Moreover, 21 percent of those surveyed admitted to medicating their kids with paracetamol, such as Panodil, before sending them to school.

The FOLA parents’ organisation is shocked by the findings.

“I think it is absolutely crazy. It simply cannot be that a child goes to school sick and plays with lots of other children. Then we are faced with the fact that they will infect the whole institution,” said FOLA chair Signe Nielsen.

Pill pushers
At the Børnehuset daycare institution in Silkeborg a meeting was called where parents were implored not to bring their sick children to school.

At Børnehuset there are fears that parents prefer to pack their kids off with a pill without informing teachers.

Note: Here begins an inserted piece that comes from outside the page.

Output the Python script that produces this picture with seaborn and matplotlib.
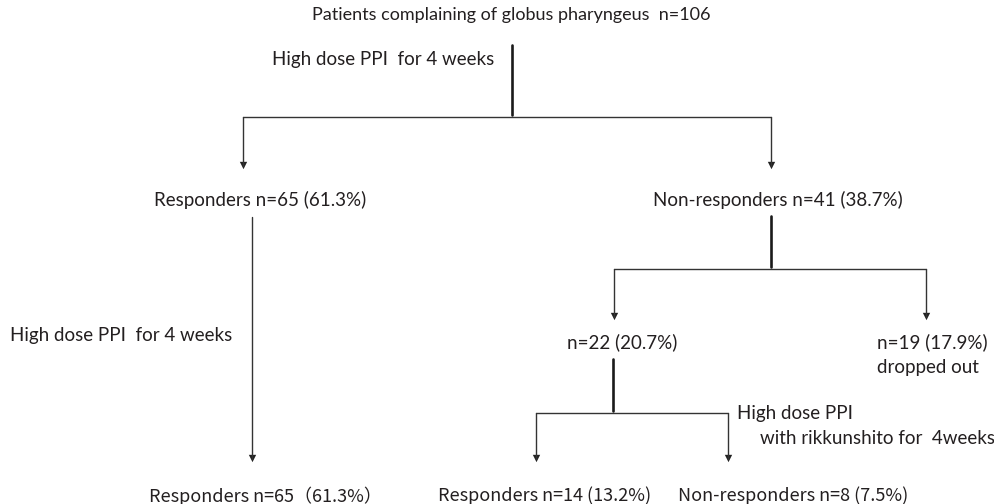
import matplotlib.pyplot as plt
import pandas as pd
import seaborn as sns

# study data
total_n = 106
first_groups = ['Responders', 'Non-responders']
first_n = [65, 41]
first_pct = [61.3, 38.7]
second_n = [22, 19]
second_pct = [20.7, 17.9]
rk_groups = ['Responders', 'Non-responders']
rk_n = [14, 8]
rk_pct = [13.2, 7.5]
treatment_ppi = 'High dose PPI  for 4 weeks'
treatment_rk = ['High dose PPI', 'with rikkunshito for  4weeks']

# layout in pixel space (y down)
W, H = 995, 504
thick_segments = [((512, 45), (512, 115)), ((771, 216), (771, 267)), ((613, 359), (613, 411))]
thin_segments = [((243, 117), (771, 117)), ((243, 117), (243, 166)), ((771, 117), (771, 166)),
                 ((252, 217), (252, 459)),
                 ((614, 269), (926, 269)), ((614, 269), (614, 317)), ((926, 269), (926, 317)),
                 ((536, 413), (728, 413)), ((536, 413), (536, 459)), ((728, 413), (728, 459))]
arrow_tips = [(243, 168), (771, 168), (252, 461), (614, 319), (926, 319), (536, 461), (728, 461)]


def seg_frame(segs):
    rows = []
    for i, (a, b) in enumerate(segs):
        rows.append({'x': a[0], 'y': a[1], 'seg': i})
        rows.append({'x': b[0], 'y': b[1], 'seg': i})
    return pd.DataFrame(rows)


sns.set_theme(style='white')
plt.rcParams['font.family'] = ['Lato', 'DejaVu Sans']

fig = plt.figure(figsize=(W / 100, H / 100), dpi=100)
ax = fig.add_axes([0, 0, 1, 1])

sns.lineplot(data=seg_frame(thick_segments), x='x', y='y', units='seg', estimator=None, sort=False,
             color='#1a1a1a', linewidth=1.9, ax=ax)
sns.lineplot(data=seg_frame(thin_segments), x='x', y='y', units='seg', estimator=None, sort=False,
             color='#333333', linewidth=1.0, ax=ax)
sns.scatterplot(data=pd.DataFrame(arrow_tips, columns=['x', 'y']).assign(y=lambda d: d.y - 3),
                x='x', y='y', marker='v', s=28, color='#222222', linewidth=0, ax=ax)

txt = dict(color='#231f20', fontsize=13.5, va='center')
ax.text(511, 15, 'Patients complaining of globus pharyngeus  n=%d' % total_n, ha='center',
        **dict(txt, fontsize=13))
ax.text(272, 60, treatment_ppi, ha='left', **txt)
ax.text(260, 200, '%s n=%d (%.1f%%)' % (first_groups[0], first_n[0], first_pct[0]), ha='center', **txt)
ax.text(778, 200, '%s n=%d (%.1f%%)' % (first_groups[1], first_n[1], first_pct[1]), ha='center', **txt)
ax.text(10, 336, treatment_ppi, ha='left', **txt)
ax.text(622, 342, 'n=%d (%.1f%%)' % (second_n[0], second_pct[0]), ha='center', **txt)
ax.text(877, 342, 'n=%d (%.1f%%)' % (second_n[1], second_pct[1]), ha='left', **txt)
ax.text(877, 367, 'dropped out', ha='left', **txt)
ax.text(737, 413, treatment_rk[0], ha='left', **txt)
ax.text(760, 438, treatment_rk[1], ha='left', **txt)

bot = dict(txt, family=['Noto Sans CJK JP', 'DejaVu Sans'], fontsize=13)
ax.text(265, 496, '%s n=%d（%.1f%%）' % (first_groups[0], first_n[0], first_pct[0]), ha='center', **bot)
ax.text(545, 496, '%s n=%d (%.1f%%)' % (rk_groups[0], rk_n[0], rk_pct[0]), ha='center', **bot)
ax.text(793, 496, '%s n=%d (%.1f%%)' % (rk_groups[1], rk_n[1], rk_pct[1]), ha='center', **bot)

ax.set_xlim(0, W)
ax.set_ylim(H, 0)
ax.set_axis_off()
fig.savefig('out.png', dpi=100)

“We occasionally have children who that they have had a pill for breakfast,” said headteacher Susanne Bødker. “You might think that it is a Panodil more than a vitamin pill, if it is a child who has just been sick, for example.”

Parents sick and tired
Parents, when confronted, often cite pressure at work as a reason for not being able to stay at home with their children.

Many declare that they simply cannot take another day off, as they are afraid of being fired.

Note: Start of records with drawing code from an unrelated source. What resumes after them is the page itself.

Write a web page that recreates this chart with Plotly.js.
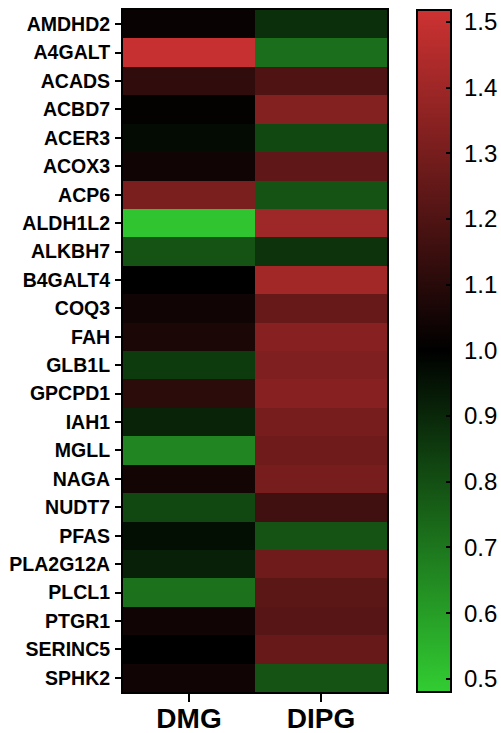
<!DOCTYPE html>
<html>
<head>
<meta charset="utf-8">
<script src="https://cdn.plot.ly/plotly-3.0.1.min.js"></script>
<style>
html,body{margin:0;padding:0;background:#fff;}
#chart{width:501px;height:733px;}
</style>
</head>
<body>
<div id="chart"></div>
<script>
const genes = ["AMDHD2","A4GALT","ACADS","ACBD7","ACER3","ACOX3","ACP6","ALDH1L2","ALKBH7","B4GALT4","COQ3","FAH","GLB1L","GPCPD1","IAH1","MGLL","NAGA","NUDT7","PFAS","PLA2G12A","PLCL1","PTGR1","SERINC5","SPHK2"];
const groups = ["DMG","DIPG"];
const dmg  = [1.02,1.50,1.12,1.01,0.97,1.04,1.31,0.50,0.79,1.00,1.04,1.07,0.85,1.11,0.91,0.66,1.05,0.82,0.96,0.92,0.71,1.04,1.00,1.04];
const dipg = [0.88,0.72,1.20,1.33,0.82,1.24,0.79,1.40,0.87,1.41,1.26,1.34,1.32,1.34,1.30,1.28,1.30,1.16,0.79,1.28,1.23,1.22,1.26,0.79];
const cbTicks = [0.5,0.6,0.7,0.8,0.9,1.0,1.1,1.2,1.3,1.4,1.5];

const z = genes.map((g,i)=>[dmg[i], dipg[i]]);

const trace = {
  type:'heatmap',
  x: groups,
  y: genes,
  z: z,
  zmin: 0.48,
  zmax: 1.518,
  colorscale: [[0,'rgb(50,205,50)'],[0.5,'rgb(0,0,0)'],[1,'rgb(205,50,50)']],
  colorbar:{
    x: 1.114, xanchor:'left', xpad:0,
    y: 0.5, yanchor:'middle', ypad:0,
    len: 682, lenmode:'pixels',
    thickness: 34, thicknessmode:'pixels',
    outlinewidth: 2, outlinecolor:'#000',
    tickvals: cbTicks,
    ticktext: cbTicks.map(v=>'\u00a0'+v.toFixed(1)),
    ticks:'inside', ticklen:6, tickwidth:2, tickcolor:'#000',
    tickfont:{family:'Liberation Sans, Arial, sans-serif', size:24, color:'#000'}
  }
};

const layout = {
  width:501, height:733,
  margin:{l:123, r:114, t:10, b:41, autoexpand:false},
  paper_bgcolor:'#fff', plot_bgcolor:'#fff',
  font:{family:'Liberation Sans, Arial, sans-serif', color:'#000'},
  xaxis:{
    type:'category',
    showline:true, linecolor:'#000', linewidth:2, mirror:true,
    ticks:'outside', ticklen:8, tickwidth:2, tickcolor:'#000',
    tickfont:{size:28, weight:'bold', color:'#000'},
    ticklabelstandoff:-8,
    showgrid:false, zeroline:false, fixedrange:true
  },
  yaxis:{
    type:'category', autorange:'reversed',
    showline:true, linecolor:'#000', linewidth:2, mirror:true,
    ticks:'outside', ticklen:6, tickwidth:2, tickcolor:'#000',
    tickfont:{size:19.5, weight:'bold', color:'#000'},
    ticklabelstandoff:1,
    showgrid:false, zeroline:false, fixedrange:true
  }
};

Plotly.newPlot('chart',[trace],layout,{displayModeBar:false,staticPlot:true});
</script>
</body>
</html>
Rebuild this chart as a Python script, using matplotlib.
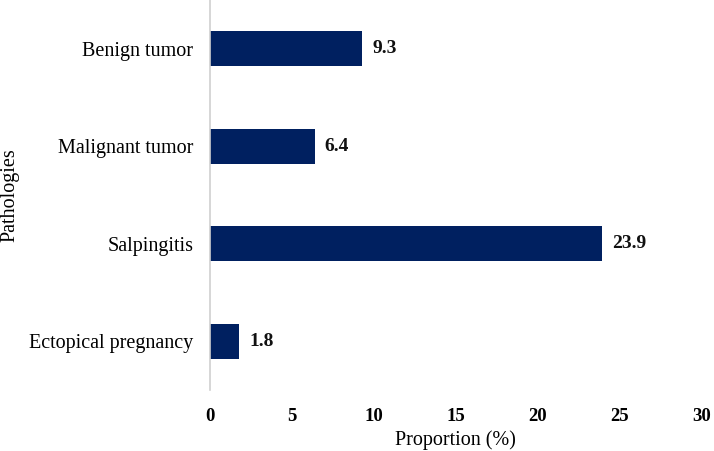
import matplotlib
matplotlib.use("Agg")
import matplotlib.pyplot as plt

categories = ["Ectopical pregnancy", "Salpingitis", "Malignant tumor", "Benign tumor"]
values = [1.8, 23.9, 6.4, 9.3]
xticks = [0, 5, 10, 15, 20, 25, 30]

plt.rcParams['font.family'] = ['Liberation Serif', 'DejaVu Serif']

fig = plt.figure(figsize=(7.14, 4.51), dpi=100)
ax = fig.add_axes([0.294, 0.135, 0.689, 0.865])

y = range(len(categories))
ax.barh(y, values, height=0.36, color='#002060')
for yi, v in zip(y, values):
    ax.text(v + 0.6, yi, f"{v}", va='center', ha='left', fontsize=14, fontweight='bold', color='#111111')

ax.set_ylim(-0.5, 3.5)
ax.set_xlim(0, 30)
ax.set_yticks(list(y))
ax.set_yticklabels(categories, fontsize=14.5)
ax.set_xticks(xticks)
ax.set_xticklabels([str(t) for t in xticks], fontsize=13.5, fontweight='bold')
ax.tick_params(axis='both', length=0)
ax.tick_params(axis='y', pad=12)
ax.tick_params(axis='x', pad=13)
for s in ['top', 'right', 'bottom']:
    ax.spines[s].set_visible(False)
ax.spines['left'].set_color('#d0d0d0')
ax.spines['left'].set_linewidth(1.2)
ax.set_xlabel("Proportion (%)", fontsize=14.5)
ax.xaxis.set_label_coords(0.5, -0.104)
ax.set_ylabel("Pathologies", fontsize=14.5)
ax.yaxis.set_label_coords(-0.387, 0.5)

fig.savefig("out.png", dpi=100)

Allan Randrup Thomsen, a professor of virology at KU, has heavily criticised the parents’ actions, describing the current situation as a “vicious circle”.

“It promotes the spread of viruses, and it adds momentum to a cycle where parents are pressured by high levels of sick-leave. If they then choose to send the children to daycare while they are still recovering, they keep the epidemic going in daycares, and this in turn puts a greater burden on the parents.”